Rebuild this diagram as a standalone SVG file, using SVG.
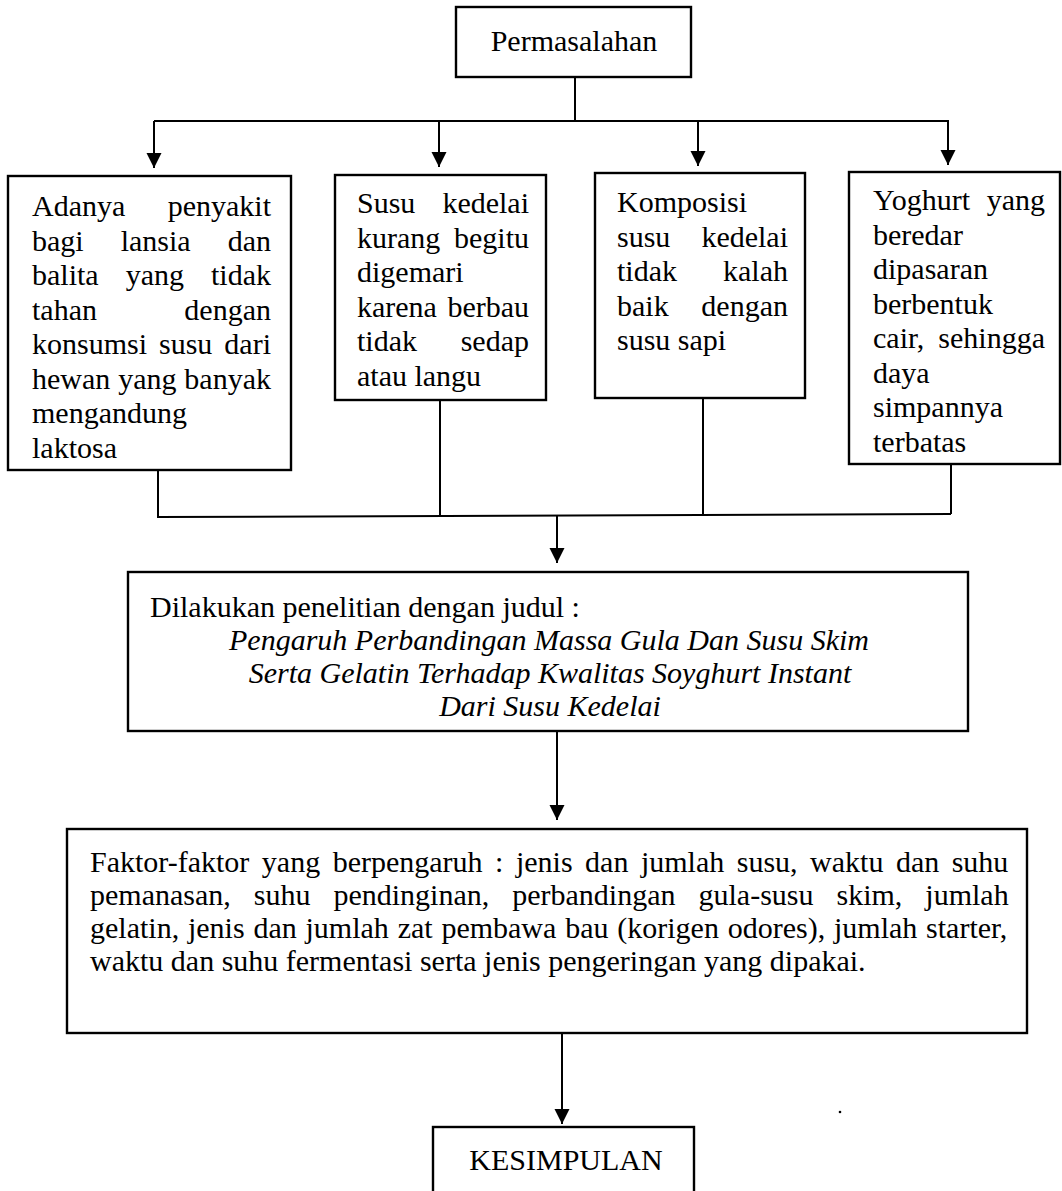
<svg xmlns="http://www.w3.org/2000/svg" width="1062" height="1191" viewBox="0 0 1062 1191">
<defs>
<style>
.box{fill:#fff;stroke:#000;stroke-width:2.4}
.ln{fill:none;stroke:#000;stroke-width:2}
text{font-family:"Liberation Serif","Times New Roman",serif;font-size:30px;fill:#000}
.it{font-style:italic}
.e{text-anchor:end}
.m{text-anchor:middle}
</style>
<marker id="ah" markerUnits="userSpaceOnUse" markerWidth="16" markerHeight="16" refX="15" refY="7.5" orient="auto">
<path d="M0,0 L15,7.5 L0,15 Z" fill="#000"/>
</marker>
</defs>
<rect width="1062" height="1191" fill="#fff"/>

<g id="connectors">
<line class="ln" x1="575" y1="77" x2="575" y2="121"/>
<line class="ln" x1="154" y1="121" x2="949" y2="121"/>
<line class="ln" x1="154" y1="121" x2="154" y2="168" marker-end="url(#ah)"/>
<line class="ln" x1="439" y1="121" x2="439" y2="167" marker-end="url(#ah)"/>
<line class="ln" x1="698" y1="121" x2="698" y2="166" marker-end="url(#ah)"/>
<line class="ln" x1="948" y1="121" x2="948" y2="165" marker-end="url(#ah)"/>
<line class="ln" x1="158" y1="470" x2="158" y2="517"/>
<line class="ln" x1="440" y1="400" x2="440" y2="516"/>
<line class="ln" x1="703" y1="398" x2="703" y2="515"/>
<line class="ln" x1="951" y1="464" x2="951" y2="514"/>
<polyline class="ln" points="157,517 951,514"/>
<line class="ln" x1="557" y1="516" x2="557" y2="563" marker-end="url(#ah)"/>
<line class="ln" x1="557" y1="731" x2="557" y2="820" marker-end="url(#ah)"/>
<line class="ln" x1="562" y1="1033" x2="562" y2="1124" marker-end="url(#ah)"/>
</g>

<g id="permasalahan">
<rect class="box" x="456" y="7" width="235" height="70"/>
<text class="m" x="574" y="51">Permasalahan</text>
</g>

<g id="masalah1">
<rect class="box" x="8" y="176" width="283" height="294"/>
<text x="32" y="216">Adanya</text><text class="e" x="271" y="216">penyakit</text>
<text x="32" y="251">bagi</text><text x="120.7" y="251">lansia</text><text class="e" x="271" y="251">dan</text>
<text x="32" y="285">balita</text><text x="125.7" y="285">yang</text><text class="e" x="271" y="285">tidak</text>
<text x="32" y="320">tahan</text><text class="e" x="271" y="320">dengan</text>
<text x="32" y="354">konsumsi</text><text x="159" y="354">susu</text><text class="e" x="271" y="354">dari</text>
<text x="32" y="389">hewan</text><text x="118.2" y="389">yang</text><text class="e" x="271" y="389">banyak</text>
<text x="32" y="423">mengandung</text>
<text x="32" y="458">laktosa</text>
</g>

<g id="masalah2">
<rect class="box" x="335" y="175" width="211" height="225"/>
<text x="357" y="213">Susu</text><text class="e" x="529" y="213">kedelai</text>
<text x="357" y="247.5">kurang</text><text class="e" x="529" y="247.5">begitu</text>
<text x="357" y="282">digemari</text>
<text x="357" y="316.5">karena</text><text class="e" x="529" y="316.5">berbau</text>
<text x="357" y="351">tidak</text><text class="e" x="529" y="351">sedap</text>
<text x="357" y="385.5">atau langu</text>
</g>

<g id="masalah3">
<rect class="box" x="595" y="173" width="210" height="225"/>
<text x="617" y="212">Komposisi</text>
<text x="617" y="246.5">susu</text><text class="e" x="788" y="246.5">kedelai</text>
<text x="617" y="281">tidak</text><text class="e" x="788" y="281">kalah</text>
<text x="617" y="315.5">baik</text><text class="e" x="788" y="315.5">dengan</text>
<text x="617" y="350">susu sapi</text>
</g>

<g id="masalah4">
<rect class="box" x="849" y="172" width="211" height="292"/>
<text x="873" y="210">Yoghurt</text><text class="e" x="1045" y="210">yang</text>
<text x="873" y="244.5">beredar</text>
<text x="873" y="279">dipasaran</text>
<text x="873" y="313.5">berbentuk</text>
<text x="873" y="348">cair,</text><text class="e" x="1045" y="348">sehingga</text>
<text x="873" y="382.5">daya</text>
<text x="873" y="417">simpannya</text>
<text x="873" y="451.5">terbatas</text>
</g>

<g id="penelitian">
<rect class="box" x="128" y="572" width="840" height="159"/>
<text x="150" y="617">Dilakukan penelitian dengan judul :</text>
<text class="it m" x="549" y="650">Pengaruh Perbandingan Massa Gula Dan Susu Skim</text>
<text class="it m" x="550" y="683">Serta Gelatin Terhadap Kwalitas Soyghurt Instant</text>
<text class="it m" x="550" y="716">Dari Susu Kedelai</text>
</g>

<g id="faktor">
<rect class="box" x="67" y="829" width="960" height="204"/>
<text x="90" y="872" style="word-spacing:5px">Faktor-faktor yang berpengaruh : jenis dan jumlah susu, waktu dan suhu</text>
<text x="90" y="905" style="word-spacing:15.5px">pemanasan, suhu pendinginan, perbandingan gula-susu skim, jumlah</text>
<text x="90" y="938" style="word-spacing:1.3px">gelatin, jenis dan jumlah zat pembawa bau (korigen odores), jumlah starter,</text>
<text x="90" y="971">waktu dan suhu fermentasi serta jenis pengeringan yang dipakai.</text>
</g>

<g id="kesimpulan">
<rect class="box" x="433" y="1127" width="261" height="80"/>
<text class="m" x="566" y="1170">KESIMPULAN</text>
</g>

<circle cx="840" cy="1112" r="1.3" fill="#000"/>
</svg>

________________

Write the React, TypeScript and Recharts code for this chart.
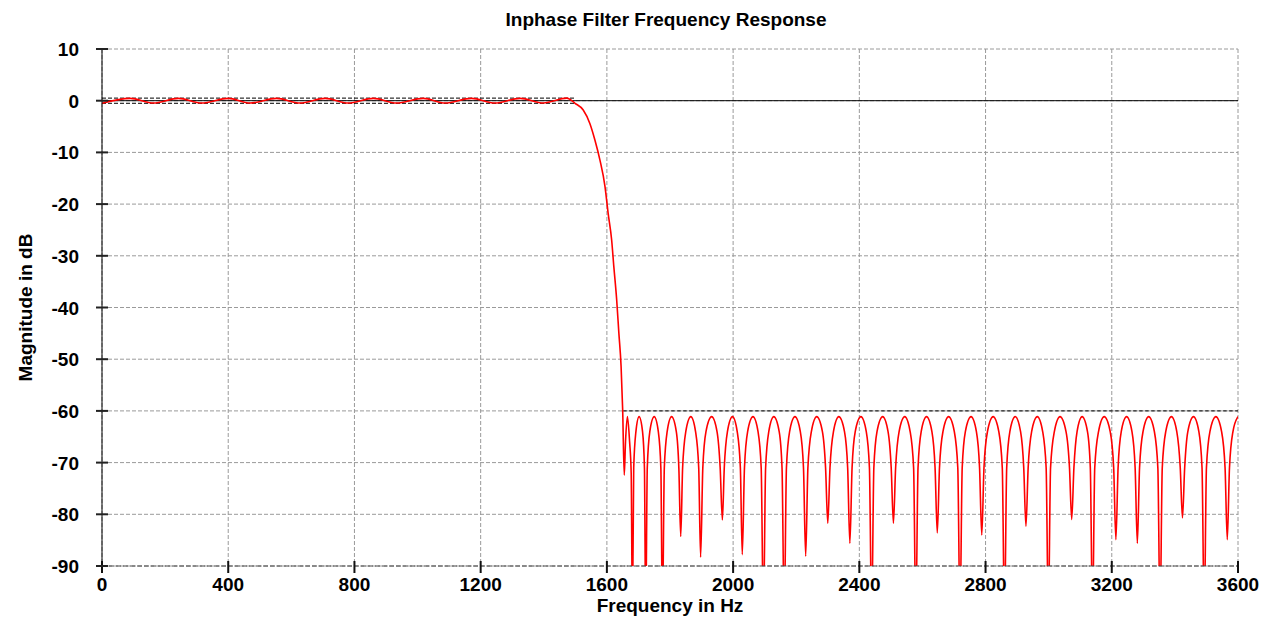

________________

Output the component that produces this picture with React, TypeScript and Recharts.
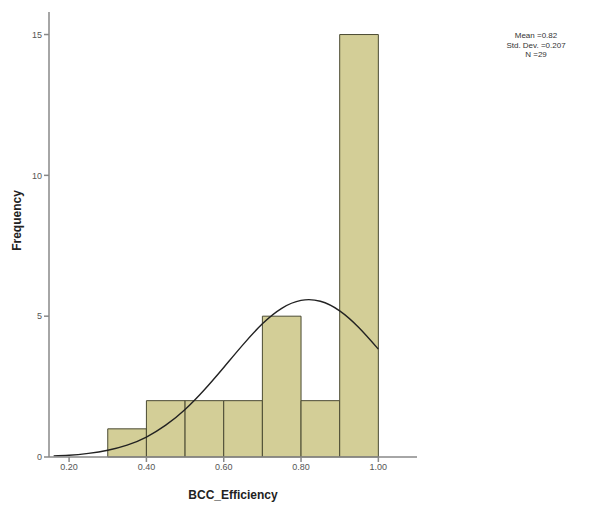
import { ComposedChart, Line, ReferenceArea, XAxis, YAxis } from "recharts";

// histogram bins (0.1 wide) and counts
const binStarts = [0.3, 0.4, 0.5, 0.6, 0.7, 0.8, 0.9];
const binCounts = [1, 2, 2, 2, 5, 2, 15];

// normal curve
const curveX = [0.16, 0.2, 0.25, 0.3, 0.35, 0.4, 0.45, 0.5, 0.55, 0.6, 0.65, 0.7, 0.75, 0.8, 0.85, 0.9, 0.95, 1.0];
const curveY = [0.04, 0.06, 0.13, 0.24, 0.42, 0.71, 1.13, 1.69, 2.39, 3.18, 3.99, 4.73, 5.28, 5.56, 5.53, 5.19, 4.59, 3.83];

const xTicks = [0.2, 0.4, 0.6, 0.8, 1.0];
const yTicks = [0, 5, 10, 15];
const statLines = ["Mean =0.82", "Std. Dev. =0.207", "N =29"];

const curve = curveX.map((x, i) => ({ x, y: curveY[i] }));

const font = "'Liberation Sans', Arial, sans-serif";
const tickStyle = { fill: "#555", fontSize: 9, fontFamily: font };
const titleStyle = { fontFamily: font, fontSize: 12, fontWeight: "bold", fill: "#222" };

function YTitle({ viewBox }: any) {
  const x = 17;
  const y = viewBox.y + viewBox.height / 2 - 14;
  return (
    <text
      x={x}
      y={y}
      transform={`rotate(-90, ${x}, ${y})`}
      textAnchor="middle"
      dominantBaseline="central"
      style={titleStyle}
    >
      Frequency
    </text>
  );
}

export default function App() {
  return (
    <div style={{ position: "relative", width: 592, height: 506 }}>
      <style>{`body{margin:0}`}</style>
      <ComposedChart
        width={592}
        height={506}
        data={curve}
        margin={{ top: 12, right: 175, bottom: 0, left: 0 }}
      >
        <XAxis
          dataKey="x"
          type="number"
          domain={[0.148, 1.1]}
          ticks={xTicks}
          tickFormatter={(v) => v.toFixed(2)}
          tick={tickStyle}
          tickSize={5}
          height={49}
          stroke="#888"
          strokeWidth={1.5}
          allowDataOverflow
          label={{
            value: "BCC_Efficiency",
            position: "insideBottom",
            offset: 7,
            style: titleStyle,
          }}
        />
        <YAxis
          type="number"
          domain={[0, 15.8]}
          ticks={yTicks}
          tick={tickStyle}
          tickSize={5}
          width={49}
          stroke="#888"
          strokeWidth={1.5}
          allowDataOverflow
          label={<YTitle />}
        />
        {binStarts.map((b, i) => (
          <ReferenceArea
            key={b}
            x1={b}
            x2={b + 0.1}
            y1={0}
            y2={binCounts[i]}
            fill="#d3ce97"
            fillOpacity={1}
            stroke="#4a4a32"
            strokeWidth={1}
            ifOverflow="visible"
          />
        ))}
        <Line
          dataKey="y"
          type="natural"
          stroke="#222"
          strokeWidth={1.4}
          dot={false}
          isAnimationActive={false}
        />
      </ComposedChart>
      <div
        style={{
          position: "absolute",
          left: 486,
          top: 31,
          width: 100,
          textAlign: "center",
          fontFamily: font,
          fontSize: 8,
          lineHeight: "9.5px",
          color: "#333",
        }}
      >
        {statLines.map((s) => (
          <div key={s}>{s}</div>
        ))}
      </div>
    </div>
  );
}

________________

Write out word for word the lines above that run from the one with "Output the component" to the one with "5.19, 4.59, 3.83];". Include both end lines; exclude the images.

Output the component that produces this picture with React, TypeScript and Recharts.
import { ComposedChart, Line, ReferenceArea, XAxis, YAxis } from "recharts";

// histogram bins (0.1 wide) and counts
const binStarts = [0.3, 0.4, 0.5, 0.6, 0.7, 0.8, 0.9];
const binCounts = [1, 2, 2, 2, 5, 2, 15];

// normal curve
const curveX = [0.16, 0.2, 0.25, 0.3, 0.35, 0.4, 0.45, 0.5, 0.55, 0.6, 0.65, 0.7, 0.75, 0.8, 0.85, 0.9, 0.95, 1.0];
const curveY = [0.04, 0.06, 0.13, 0.24, 0.42, 0.71, 1.13, 1.69, 2.39, 3.18, 3.99, 4.73, 5.28, 5.56, 5.53, 5.19, 4.59, 3.83];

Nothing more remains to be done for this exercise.